R: Il n'y aura pas de conflit "chaud". Mais on remarque un changement majeur d'approche: d'un point de vue russe, les États-Unis ne sont plus les principaux dirigeants de la politique mondiale. Au cours des 20 dernières années, les politiques en Russie pouvaient être anti ou pro-occidentales, mais étaient toujours établies en fonction de l'Occident. Maintenant, j'ai l'impression que la situation va changer. (Le premier ministre Vladimir) Poutine ne cherchera peut-être plus avec autant de passion à convaincre l'Occident de ses intentions. Il en est certainement arrivé à la conclusion que de toute façon, personne ne l'écoute là-bas et il n'a donc plus à porter une attention particulière à ce qu'ils disent.
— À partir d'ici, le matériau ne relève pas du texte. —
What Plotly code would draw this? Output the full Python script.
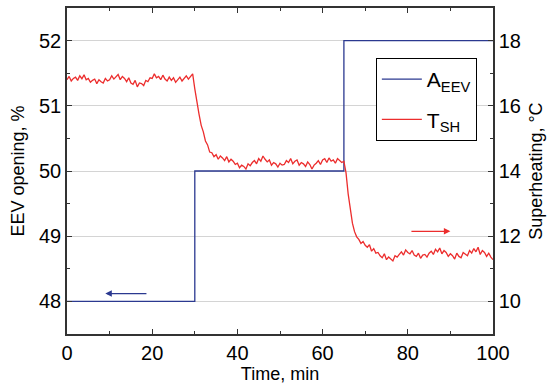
import plotly.graph_objects as go

# A_EEV step data (EEV opening, %)
eev_time = [0, 30, 65, 100]
eev_opening = [48, 50, 52, 52]

# T_SH superheating (°C), sampled every 0.5 min from 0 to 100
sh_step = 0.5
sh_values = [
    16.80, 16.90, 16.76, 16.84, 16.88, 16.78, 16.92, 16.83, 16.95, 16.80,
    16.84, 16.72, 16.78, 16.82, 16.68, 16.80, 16.74, 16.70, 16.84, 16.76,
    16.80, 16.92, 16.82, 16.88, 16.96, 16.80, 16.90, 16.84, 16.74, 16.86,
    16.70, 16.66, 16.78, 16.58, 16.70, 16.68, 16.62, 16.78, 16.74, 16.86,
    16.84, 16.98, 16.86, 16.90, 16.80, 16.94, 16.82, 16.76, 16.88, 16.78,
    16.86, 16.72, 16.80, 16.88, 16.76, 16.84, 16.92, 16.82, 16.90, 16.98,
    16.52, 16.08, 15.74, 15.40, 15.20, 14.92, 14.80, 14.58, 14.56, 14.44,
    14.50, 14.36, 14.46, 14.40, 14.32, 14.44, 14.28, 14.36, 14.30, 14.20,
    14.24, 14.10, 14.18, 14.14, 14.06, 14.22, 14.16, 14.26, 14.32, 14.22,
    14.38, 14.30, 14.46, 14.36, 14.28, 14.34, 14.18, 14.26, 14.22, 14.12,
    14.24, 14.18, 14.20, 14.32, 14.26, 14.38, 14.22, 14.30, 14.34, 14.18,
    14.26, 14.22, 14.14, 14.28, 14.20, 14.06, 14.18, 14.24, 14.32, 14.20,
    14.34, 14.38, 14.26, 14.40, 14.30, 14.34, 14.24, 14.38, 14.32, 14.26,
    14.30, 13.94, 13.30, 12.78, 12.40, 12.14, 11.98, 11.90, 11.78, 11.84,
    11.72, 11.66, 11.74, 11.54, 11.62, 11.48, 11.50, 11.40, 11.34, 11.46,
    11.28, 11.36, 11.30, 11.24, 11.40, 11.36, 11.44, 11.52, 11.42, 11.58,
    11.50, 11.46, 11.56, 11.42, 11.38, 11.48, 11.32, 11.42, 11.44, 11.36,
    11.48, 11.54, 11.44, 11.60, 11.52, 11.64, 11.46, 11.56, 11.50, 11.38,
    11.46, 11.40, 11.30, 11.48, 11.38, 11.34, 11.50, 11.44, 11.40, 11.56,
    11.48, 11.62, 11.52, 11.66, 11.44, 11.56, 11.50, 11.38, 11.48, 11.36,
    11.28,
]
sh_time = [i * sh_step for i in range(len(sh_values))]

x_ticks = [0, 20, 40, 60, 80, 100]
y_ticks = [48, 49, 50, 51, 52]
y2_ticks = [10, 12, 14, 16, 18]

BLUE = "#2b3990"
RED = "#ec2d2d"
AXIS = "#333333"
FONT = "Liberation Sans, Arial, sans-serif"

fig = go.Figure()
fig.add_trace(go.Scatter(
    x=eev_time, y=eev_opening, mode="lines", line_shape="hv",
    line=dict(color=BLUE, width=1.3), name="A<sub>EEV</sub>", yaxis="y",
    legendgroup="a",
))
fig.add_trace(go.Scatter(
    x=sh_time, y=sh_values, mode="lines",
    line=dict(color=RED, width=1.3), name="T<sub>SH</sub>", yaxis="y2",
    legendgroup="b",
))

# direction arrows
fig.add_annotation(x=9, y=48.12, ax=19, ay=48.12, xref="x", yref="y",
                   axref="x", ayref="y", text="", showarrow=True,
                   arrowhead=2, arrowsize=1, arrowwidth=1.3, arrowcolor=BLUE)
fig.add_annotation(x=90, y=12.15, ax=80.5, ay=12.15, xref="x", yref="y2",
                   axref="x", ayref="y2", text="", showarrow=True,
                   arrowhead=2, arrowsize=1, arrowwidth=1.3, arrowcolor=RED)

fig.update_layout(
    width=550, height=385,
    margin=dict(l=67, r=57, t=8, b=51),
    paper_bgcolor="white", plot_bgcolor="white",
    font=dict(family=FONT, size=18, color="black"),
    showlegend=True,
    legend=dict(x=0.725, y=0.847, xanchor="left", yanchor="top",
                bordercolor="black", borderwidth=1, bgcolor="white",
                font=dict(size=21), tracegroupgap=10,
                itemwidth=40),
    xaxis=dict(
        range=[0, 100], tickvals=x_ticks, ticks="inside", ticklen=5,
        tickcolor=AXIS, showline=True, linecolor=AXIS, linewidth=1.5,
        mirror="ticks", showgrid=False, zeroline=False, automargin=False,
        minor=dict(ticks="inside", dtick=10, ticklen=3, tickcolor=AXIS, showgrid=False),
        title=dict(text="Time, min", font=dict(size=18), standoff=1),
        tickfont=dict(size=20),
    ),
    yaxis=dict(
        range=[47.5, 52.5], tickvals=y_ticks, ticks="inside", ticklen=5,
        tickcolor=AXIS, showline=True, linecolor=AXIS, linewidth=1.5,
        showgrid=True, gridcolor="#d4d4d4", gridwidth=1, zeroline=False,
        automargin=False,
        minor=dict(ticks="inside", dtick=0.5, ticklen=3, tickcolor=AXIS, showgrid=False),
        title=dict(text="EEV opening, %", font=dict(size=18), standoff=10),
        tickfont=dict(size=20),
    ),
    yaxis2=dict(
        range=[9, 19], tickvals=y2_ticks, ticks="inside", ticklen=5,
        tickcolor=AXIS, showline=True, linecolor=AXIS, linewidth=1.5,
        overlaying="y", side="right", showgrid=False, zeroline=False,
        automargin=False,
        minor=dict(ticks="inside", dtick=1, ticklen=3, tickcolor=AXIS, showgrid=False),
        title=dict(text="Superheating, °C", font=dict(size=18), standoff=9),
        tickfont=dict(size=20),
    ),
)

fig.write_html("out.html", config={"displayModeBar": False},
               post_script="document.body.style.margin='0px';")
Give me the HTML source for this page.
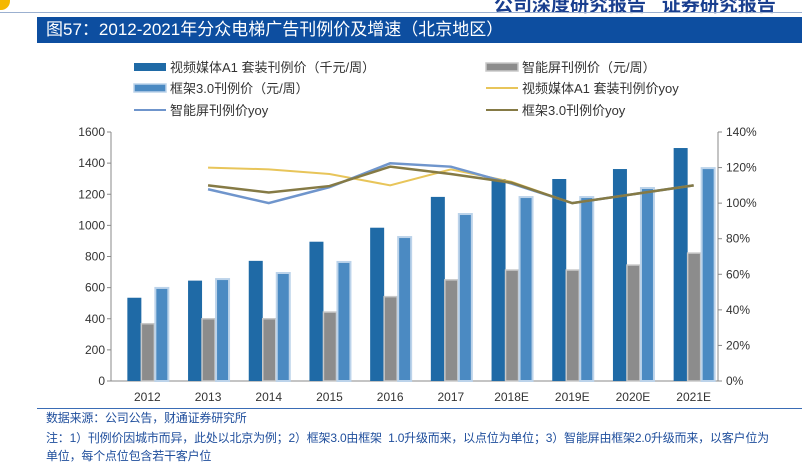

Q: Pourquoi la Russie estime-t-elle désormais qu'elle peut se comporter de façon plus indépendante face à l'Occident?
R: Pourquoi ne le pourrait-elle pas? L'UE n'a pas vraiment le choix de s'approvisionner en gaz et en pétrole russes. La Russie, elle, adoptera de plus en plus une politique de diversification: l'Occident comme partenaire, certes, mais aussi la Chine, les pays d'ex-URSS et d'autres. Bref, il n'y aura plus de fixation sur l'Occident.
Q: En quoi ce changement est-il lié à la guerre en Géorgie?
R: Ça se préparait depuis longtemps. C'est le résultat d'un long processus et d'une déception envers l'Occident. La guerre en Géorgie a été le point de rupture. Il y a une perception complètement paradoxale (des événements) en Russie et à l'extérieur de la Russie. Ici, non seulement les politiciens, mais aussi une partie importante de la population croit que la Russie n'avait pas le choix de s'impliquer dans le conflit, et que c'était absolument justifié de le faire sur les plans politique, moral et légal. Ce n'est pas une position propagandiste, mais une position franche. Et le fait que l'Occident ait appuyé sans réserve (le président géorgien Mikheïl) Saakachvili, d'un point de vue russe, c'est absolument incompréhensible et inacceptable. À mon avis, c'est ce qui a servi de catalyseur puissant à un sentiment qui grandissait depuis longtemps.
Q: Croyez-vous qu'il existe toujours une mentalité impérialiste en Russie?
R: Il y a une mentalité impérialiste dans tous les anciens empires. Et il est très difficile de la vaincre. Mais l'important ici, ce n'est pas tant cela que la recherche d'une nouvelle identité et la tentative de comprendre ce qu'est la Russie contemporaine et quels sont ses intérêts. Et on se rend compte que son intérêt principal est la défense de sa sphère d'influence. Non pas à titre d'ancien empire, mais parce que dans un monde multipolaire, il y a un certain nombre de pôles d'attraction qui influencent la situation dans le monde. Pour devenir un pôle d'attraction, il faut avoir une zone où cette influence peut s'exercer. Ce n'est pas tout à fait une approche impérialiste, mais plutôt celle d'une grande puissance obligée d'augmenter sa force pour s'assurer autour d'elle quelques zones d'intérêts.
Q: La Russie peut-elle y arriver?
R: Je ne sais pas. Je crois que les États-Unis vont tout faire pour l'empêcher. La visite du vice-président américain Dick Cheney en Azerbaïdjan, en Géorgie et en Ukraine est le premier signal que les États-Unis n'ont pas l'intention d'abandonner leurs intérêts dans la région postsoviétique.